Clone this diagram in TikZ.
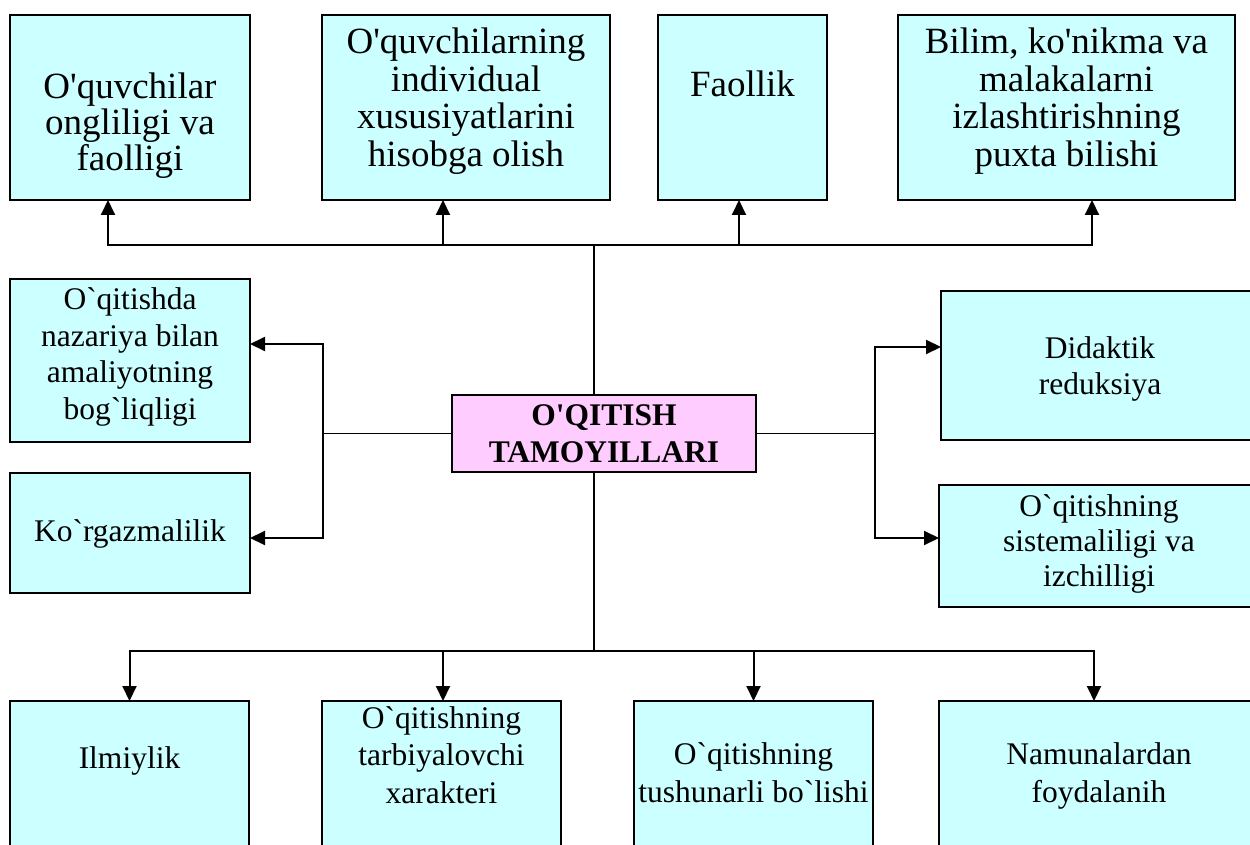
\documentclass[tikz,border=0pt]{standalone}
\usepackage{fontspec}
\setmainfont{Liberation Serif}[Ligatures=TeXOff]
\usepackage{tikz}
\usetikzlibrary{arrows.meta,positioning}
\definecolor{boxcyan}{HTML}{CCFFFF}
\definecolor{boxpink}{HTML}{FFCCFF}
\tikzset{
  box/.style={draw, line width=1.6pt, fill=boxcyan, inner sep=0pt, outer sep=0pt, anchor=north west},
  toptxt/.style={align=center, inner sep=0pt, outer sep=0pt, font=\fontsize{37}{37.5}\selectfont},
  sidetxt/.style={align=center, inner sep=0pt, outer sep=0pt, font=\fontsize{31.5}{36.5}\selectfont},
  arr/.style={-{Triangle[length=15pt,width=14pt]}, line width=2pt},
  link/.style={line width=1.5pt}
}
\begin{document}
\begin{tikzpicture}[x=1pt,y=-1pt]
\useasboundingbox (0,0) rectangle (1250,845);
\clip (0,0) rectangle (1250,845);

\node (t1) at (10,15) [box, minimum width=240pt, minimum height=185pt] {};
\node (t2) at (322,15) [box, minimum width=288pt, minimum height=185pt] {};
\node (t3) at (658,15) [box, minimum width=169pt, minimum height=185pt] {};
\node (t4) at (898,15) [box, minimum width=337pt, minimum height=185pt] {};
\node (l1) at (10,279) [box, minimum width=240pt, minimum height=163pt] {};
\node (l2) at (10,473) [box, minimum width=240pt, minimum height=120pt] {};
\node (r1) at (941,291) [box, minimum width=318pt, minimum height=149pt] {};
\node (r2) at (939,485) [box, minimum width=320pt, minimum height=122pt] {};
\node (b1) at (10,701) [box, minimum width=239pt, minimum height=160pt] {};
\node (b2) at (322,701) [box, minimum width=239pt, minimum height=160pt] {};
\node (b3) at (634,701) [box, minimum width=239pt, minimum height=160pt] {};
\node (b4) at (939,701) [box, minimum width=320pt, minimum height=160pt] {};
\node (main) at (452,395) [box, fill=boxpink, minimum width=304pt, minimum height=77pt,
  align=center, font=\fontsize{31.5}{36.7}\selectfont\bfseries] {O'QITISH\\TAMOYILLARI};

\node (t1txt) [toptxt, font=\fontsize{37}{36}\selectfont, below=58pt of t1.north] {O'quvchilar\\ongliligi va\\faolligi};
\node (t2txt) [toptxt, below=13pt of t2.north] {O'quvchilarning\\individual\\xususiyatlarini\\hisobga olish};
\node (t3txt) [toptxt, below=56pt of t3.north] {Faollik};
\node (t4txt) [toptxt, below=13pt of t4.north] {Bilim, ko'nikma va\\malakalarni\\izlashtirishning\\puxta bilishi};
\node (l1txt) [sidetxt, below=9pt of l1.north] {O`qitishda\\nazariya bilan\\amaliyotning\\bog`liqligi};
\node (l2txt) [sidetxt, below=47pt of l2.north] {Ko`rgazmalilik};
\node (r1txt) [sidetxt, below=45.5pt of r1.north] {Didaktik\\reduksiya};
\node (r2txt) [sidetxt, font=\fontsize{31.5}{35}\selectfont, below=10pt of r2.north] {O`qitishning\\sistemaliligi va\\izchilligi};
\node (b1txt) [sidetxt, below=45.5pt of b1.north] {Ilmiylik};
\node (b2txt) [sidetxt, font=\fontsize{31.5}{37.5}\selectfont, below=5.5pt of b2.north] {O`qitishning\\tarbiyalovchi\\xarakteri};
\node (b3txt) [sidetxt, font=\fontsize{31.5}{38}\selectfont, below=42pt of b3.north] {O`qitishning\\tushunarli bo`lishi};
\node (b4txt) [sidetxt, font=\fontsize{31.5}{38}\selectfont, below=42pt of b4.north] {Namunalardan\\foydalanih};

\coordinate (tj) at (594,245);
\coordinate (lj) at (323,433.5);
\coordinate (rj) at (875,433.5);
\coordinate (bj) at (594,651);

\draw[link] (main.north -| tj) -- (tj);
\draw[arr] (tj) -| ([xshift=-22pt]t1.south);
\draw[arr] (tj) -| ([xshift=-23pt]t2.south);
\draw[arr] (tj) -| ([xshift=-3.5pt]t3.south);
\draw[arr] (tj) -| ([xshift=25.5pt]t4.south);

\draw[link] (main.west) -- (lj);
\draw[arr] (lj) |- ([yshift=16.5pt]l1.east);
\draw[arr] (lj) |- ([yshift=-5pt]l2.east);

\draw[link] (main.east) -- (rj);
\draw[arr] (rj) |- ([yshift=18.5pt]r1.west);
\draw[arr] (rj) |- ([yshift=8pt]r2.west);

\draw[link] (main.south -| bj) -- (bj);
\draw[arr] (bj) -| (b1.north);
\draw[arr] (bj) -| ([xshift=1.5pt]b2.north);
\draw[arr] (bj) -| (b3.north);
\draw[arr] (bj) -| ([xshift=-5pt]b4.north);
\end{tikzpicture}
\end{document}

- _To do_
Print the full listing exactly, dropping the pictures.

- _Task solution_
Clone this diagram in TikZ.
\documentclass[tikz,border=0pt]{standalone}
\usepackage{fontspec}
\setmainfont{Liberation Serif}[Ligatures=TeXOff]
\usepackage{tikz}
\usetikzlibrary{arrows.meta,positioning}
\definecolor{boxcyan}{HTML}{CCFFFF}
\definecolor{boxpink}{HTML}{FFCCFF}
\tikzset{
  box/.style={draw, line width=1.6pt, fill=boxcyan, inner sep=0pt, outer sep=0pt, anchor=north west},
  toptxt/.style={align=center, inner sep=0pt, outer sep=0pt, font=\fontsize{37}{37.5}\selectfont},
  sidetxt/.style={align=center, inner sep=0pt, outer sep=0pt, font=\fontsize{31.5}{36.5}\selectfont},
  arr/.style={-{Triangle[length=15pt,width=14pt]}, line width=2pt},
  link/.style={line width=1.5pt}
}
\begin{document}
\begin{tikzpicture}[x=1pt,y=-1pt]
\useasboundingbox (0,0) rectangle (1250,845);
\clip (0,0) rectangle (1250,845);

\node (t1) at (10,15) [box, minimum width=240pt, minimum height=185pt] {};
\node (t2) at (322,15) [box, minimum width=288pt, minimum height=185pt] {};
\node (t3) at (658,15) [box, minimum width=169pt, minimum height=185pt] {};
\node (t4) at (898,15) [box, minimum width=337pt, minimum height=185pt] {};
\node (l1) at (10,279) [box, minimum width=240pt, minimum height=163pt] {};
\node (l2) at (10,473) [box, minimum width=240pt, minimum height=120pt] {};
\node (r1) at (941,291) [box, minimum width=318pt, minimum height=149pt] {};
\node (r2) at (939,485) [box, minimum width=320pt, minimum height=122pt] {};
\node (b1) at (10,701) [box, minimum width=239pt, minimum height=160pt] {};
\node (b2) at (322,701) [box, minimum width=239pt, minimum height=160pt] {};
\node (b3) at (634,701) [box, minimum width=239pt, minimum height=160pt] {};
\node (b4) at (939,701) [box, minimum width=320pt, minimum height=160pt] {};
\node (main) at (452,395) [box, fill=boxpink, minimum width=304pt, minimum height=77pt,
  align=center, font=\fontsize{31.5}{36.7}\selectfont\bfseries] {O'QITISH\\TAMOYILLARI};

\node (t1txt) [toptxt, font=\fontsize{37}{36}\selectfont, below=58pt of t1.north] {O'quvchilar\\ongliligi va\\faolligi};
\node (t2txt) [toptxt, below=13pt of t2.north] {O'quvchilarning\\individual\\xususiyatlarini\\hisobga olish};
\node (t3txt) [toptxt, below=56pt of t3.north] {Faollik};
\node (t4txt) [toptxt, below=13pt of t4.north] {Bilim, ko'nikma va\\malakalarni\\izlashtirishning\\puxta bilishi};
\node (l1txt) [sidetxt, below=9pt of l1.north] {O`qitishda\\nazariya bilan\\amaliyotning\\bog`liqligi};
\node (l2txt) [sidetxt, below=47pt of l2.north] {Ko`rgazmalilik};
\node (r1txt) [sidetxt, below=45.5pt of r1.north] {Didaktik\\reduksiya};
\node (r2txt) [sidetxt, font=\fontsize{31.5}{35}\selectfont, below=10pt of r2.north] {O`qitishning\\sistemaliligi va\\izchilligi};
\node (b1txt) [sidetxt, below=45.5pt of b1.north] {Ilmiylik};
\node (b2txt) [sidetxt, font=\fontsize{31.5}{37.5}\selectfont, below=5.5pt of b2.north] {O`qitishning\\tarbiyalovchi\\xarakteri};
\node (b3txt) [sidetxt, font=\fontsize{31.5}{38}\selectfont, below=42pt of b3.north] {O`qitishning\\tushunarli bo`lishi};
\node (b4txt) [sidetxt, font=\fontsize{31.5}{38}\selectfont, below=42pt of b4.north] {Namunalardan\\foydalanih};

\coordinate (tj) at (594,245);
\coordinate (lj) at (323,433.5);
\coordinate (rj) at (875,433.5);
\coordinate (bj) at (594,651);

\draw[link] (main.north -| tj) -- (tj);
\draw[arr] (tj) -| ([xshift=-22pt]t1.south);
\draw[arr] (tj) -| ([xshift=-23pt]t2.south);
\draw[arr] (tj) -| ([xshift=-3.5pt]t3.south);
\draw[arr] (tj) -| ([xshift=25.5pt]t4.south);

\draw[link] (main.west) -- (lj);
\draw[arr] (lj) |- ([yshift=16.5pt]l1.east);
\draw[arr] (lj) |- ([yshift=-5pt]l2.east);

\draw[link] (main.east) -- (rj);
\draw[arr] (rj) |- ([yshift=18.5pt]r1.west);
\draw[arr] (rj) |- ([yshift=8pt]r2.west);

\draw[link] (main.south -| bj) -- (bj);
\draw[arr] (bj) -| (b1.north);
\draw[arr] (bj) -| ([xshift=1.5pt]b2.north);
\draw[arr] (bj) -| (b3.north);
\draw[arr] (bj) -| ([xshift=-5pt]b4.north);
\end{tikzpicture}
\end{document}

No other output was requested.